- _YOUR INSTRUCTIONS_
Pull each line holding "code" out of the entries below.

--- Start RECORDS PROVIDED ---

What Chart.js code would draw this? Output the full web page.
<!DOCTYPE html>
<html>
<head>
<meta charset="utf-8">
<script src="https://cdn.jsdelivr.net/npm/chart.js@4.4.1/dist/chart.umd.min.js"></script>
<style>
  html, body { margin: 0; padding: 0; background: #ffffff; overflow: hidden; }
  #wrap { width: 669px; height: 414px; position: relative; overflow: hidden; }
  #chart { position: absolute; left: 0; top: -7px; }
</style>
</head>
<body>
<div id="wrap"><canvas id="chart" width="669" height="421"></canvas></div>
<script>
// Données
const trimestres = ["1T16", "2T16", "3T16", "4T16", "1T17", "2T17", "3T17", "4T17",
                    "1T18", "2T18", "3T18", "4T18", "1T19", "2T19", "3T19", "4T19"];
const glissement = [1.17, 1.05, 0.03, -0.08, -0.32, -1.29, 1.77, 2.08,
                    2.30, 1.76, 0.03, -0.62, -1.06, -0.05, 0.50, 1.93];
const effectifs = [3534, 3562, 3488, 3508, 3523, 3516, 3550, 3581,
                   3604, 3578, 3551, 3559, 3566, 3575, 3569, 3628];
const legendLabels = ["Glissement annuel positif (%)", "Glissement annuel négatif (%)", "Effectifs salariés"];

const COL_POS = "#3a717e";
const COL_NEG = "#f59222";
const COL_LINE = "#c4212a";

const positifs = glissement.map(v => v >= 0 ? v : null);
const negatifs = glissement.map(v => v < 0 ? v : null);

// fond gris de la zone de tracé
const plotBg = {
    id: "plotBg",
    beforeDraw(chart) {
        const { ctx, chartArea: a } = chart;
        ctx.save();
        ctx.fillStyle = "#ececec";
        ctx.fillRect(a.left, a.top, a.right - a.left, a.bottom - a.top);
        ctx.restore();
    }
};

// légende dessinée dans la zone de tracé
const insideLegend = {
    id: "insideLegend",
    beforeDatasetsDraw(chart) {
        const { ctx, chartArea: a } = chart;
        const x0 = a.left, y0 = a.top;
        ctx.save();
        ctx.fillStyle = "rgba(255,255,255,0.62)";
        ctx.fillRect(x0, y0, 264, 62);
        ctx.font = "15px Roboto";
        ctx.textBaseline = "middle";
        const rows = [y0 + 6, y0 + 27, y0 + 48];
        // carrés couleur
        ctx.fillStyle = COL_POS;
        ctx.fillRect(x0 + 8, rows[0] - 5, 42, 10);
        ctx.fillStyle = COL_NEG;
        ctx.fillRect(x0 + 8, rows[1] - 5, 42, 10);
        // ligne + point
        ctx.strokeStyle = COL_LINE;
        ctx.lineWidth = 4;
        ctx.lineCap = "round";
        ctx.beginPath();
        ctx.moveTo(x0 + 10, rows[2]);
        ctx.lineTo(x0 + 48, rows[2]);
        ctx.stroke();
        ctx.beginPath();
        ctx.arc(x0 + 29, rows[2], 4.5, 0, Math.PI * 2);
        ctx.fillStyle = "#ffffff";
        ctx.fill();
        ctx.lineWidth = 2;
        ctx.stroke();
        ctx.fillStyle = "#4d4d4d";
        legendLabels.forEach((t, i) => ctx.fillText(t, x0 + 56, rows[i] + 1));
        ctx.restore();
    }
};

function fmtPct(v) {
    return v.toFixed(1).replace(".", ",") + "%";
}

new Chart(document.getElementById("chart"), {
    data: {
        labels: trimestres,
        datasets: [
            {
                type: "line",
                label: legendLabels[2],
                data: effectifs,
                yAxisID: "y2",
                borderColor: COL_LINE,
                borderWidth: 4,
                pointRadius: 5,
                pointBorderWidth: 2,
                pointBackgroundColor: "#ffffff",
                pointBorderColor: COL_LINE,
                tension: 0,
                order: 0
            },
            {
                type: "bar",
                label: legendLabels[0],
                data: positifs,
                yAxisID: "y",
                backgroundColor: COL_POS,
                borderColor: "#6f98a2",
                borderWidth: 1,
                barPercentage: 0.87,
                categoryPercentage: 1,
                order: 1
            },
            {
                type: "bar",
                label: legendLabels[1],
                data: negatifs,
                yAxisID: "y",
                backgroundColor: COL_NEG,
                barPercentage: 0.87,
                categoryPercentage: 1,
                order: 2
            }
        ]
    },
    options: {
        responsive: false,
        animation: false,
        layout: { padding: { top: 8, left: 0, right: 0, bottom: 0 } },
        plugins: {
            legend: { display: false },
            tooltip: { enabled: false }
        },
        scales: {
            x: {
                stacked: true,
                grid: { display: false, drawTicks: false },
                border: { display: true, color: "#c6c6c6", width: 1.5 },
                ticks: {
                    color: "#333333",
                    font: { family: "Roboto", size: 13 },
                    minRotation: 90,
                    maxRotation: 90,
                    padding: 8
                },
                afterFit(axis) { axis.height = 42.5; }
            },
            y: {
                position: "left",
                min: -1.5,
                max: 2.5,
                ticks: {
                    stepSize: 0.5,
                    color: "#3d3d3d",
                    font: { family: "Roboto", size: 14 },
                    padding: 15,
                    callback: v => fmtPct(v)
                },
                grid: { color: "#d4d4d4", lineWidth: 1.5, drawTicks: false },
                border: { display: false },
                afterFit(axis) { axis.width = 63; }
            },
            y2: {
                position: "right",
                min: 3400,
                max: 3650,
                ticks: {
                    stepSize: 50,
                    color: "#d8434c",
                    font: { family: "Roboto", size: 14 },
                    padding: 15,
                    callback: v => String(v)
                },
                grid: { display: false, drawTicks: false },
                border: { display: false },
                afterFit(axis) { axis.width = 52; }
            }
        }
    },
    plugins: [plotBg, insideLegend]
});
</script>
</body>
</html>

--- End RECORDS PROVIDED ---
--- Start RECORDS PROVIDED ---

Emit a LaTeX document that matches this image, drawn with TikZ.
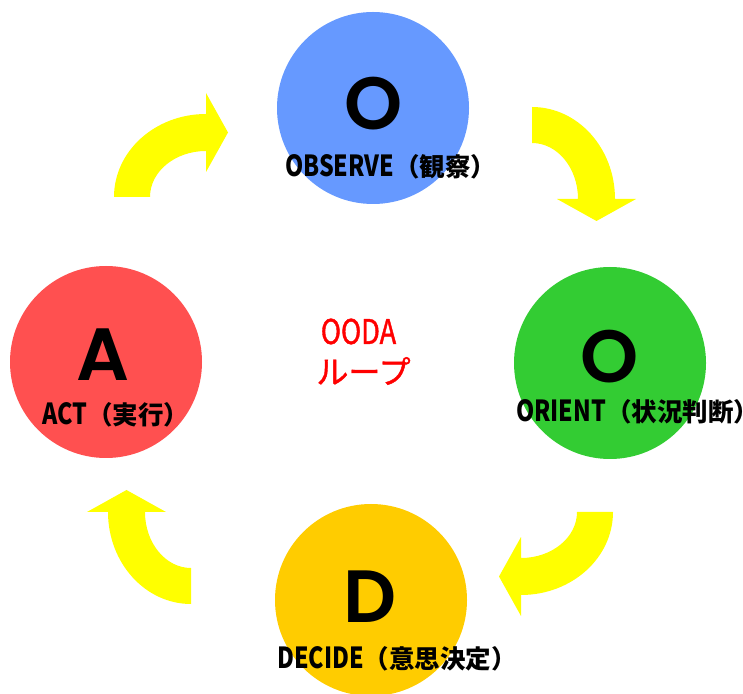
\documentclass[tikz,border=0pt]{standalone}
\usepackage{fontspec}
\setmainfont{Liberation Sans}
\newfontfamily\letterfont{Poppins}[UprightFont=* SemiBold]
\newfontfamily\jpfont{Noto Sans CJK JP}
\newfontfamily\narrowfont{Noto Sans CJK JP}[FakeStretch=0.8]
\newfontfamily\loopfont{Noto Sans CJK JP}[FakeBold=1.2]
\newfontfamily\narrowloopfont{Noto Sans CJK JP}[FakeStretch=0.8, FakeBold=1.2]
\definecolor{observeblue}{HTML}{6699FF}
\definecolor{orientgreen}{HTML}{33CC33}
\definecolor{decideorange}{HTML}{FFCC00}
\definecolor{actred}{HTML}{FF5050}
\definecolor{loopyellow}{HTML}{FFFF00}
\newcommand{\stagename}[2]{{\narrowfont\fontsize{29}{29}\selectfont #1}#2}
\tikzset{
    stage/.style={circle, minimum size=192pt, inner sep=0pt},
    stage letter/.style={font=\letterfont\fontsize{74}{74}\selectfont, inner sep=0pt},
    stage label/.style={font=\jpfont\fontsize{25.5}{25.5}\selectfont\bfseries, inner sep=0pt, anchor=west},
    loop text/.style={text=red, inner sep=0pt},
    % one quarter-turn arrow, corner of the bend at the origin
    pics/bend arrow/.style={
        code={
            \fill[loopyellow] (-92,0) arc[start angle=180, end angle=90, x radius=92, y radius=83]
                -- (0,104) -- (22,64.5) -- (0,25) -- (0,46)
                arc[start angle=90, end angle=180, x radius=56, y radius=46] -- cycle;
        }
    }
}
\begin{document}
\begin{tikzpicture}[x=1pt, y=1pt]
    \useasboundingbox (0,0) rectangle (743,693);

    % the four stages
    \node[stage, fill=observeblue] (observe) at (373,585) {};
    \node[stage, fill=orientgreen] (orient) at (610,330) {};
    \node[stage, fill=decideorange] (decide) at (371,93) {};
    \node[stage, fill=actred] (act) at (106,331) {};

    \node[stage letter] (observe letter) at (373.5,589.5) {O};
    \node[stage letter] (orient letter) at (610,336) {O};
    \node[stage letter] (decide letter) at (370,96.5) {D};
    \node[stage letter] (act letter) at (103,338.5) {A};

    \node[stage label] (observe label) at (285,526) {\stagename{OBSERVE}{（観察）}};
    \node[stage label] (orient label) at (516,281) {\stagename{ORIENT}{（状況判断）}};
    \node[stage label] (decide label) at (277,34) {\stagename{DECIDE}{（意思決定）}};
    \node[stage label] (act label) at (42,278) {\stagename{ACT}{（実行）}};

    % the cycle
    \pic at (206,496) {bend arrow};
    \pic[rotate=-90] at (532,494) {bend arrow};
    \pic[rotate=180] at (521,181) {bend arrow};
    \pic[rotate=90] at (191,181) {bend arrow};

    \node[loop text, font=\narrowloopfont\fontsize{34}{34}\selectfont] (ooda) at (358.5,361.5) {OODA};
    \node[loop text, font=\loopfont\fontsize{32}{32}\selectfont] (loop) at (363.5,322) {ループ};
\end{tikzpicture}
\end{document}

--- End RECORDS PROVIDED ---

- _ANSWER TO THIS TASK_
What Chart.js code would draw this? Output the full web page.
        code={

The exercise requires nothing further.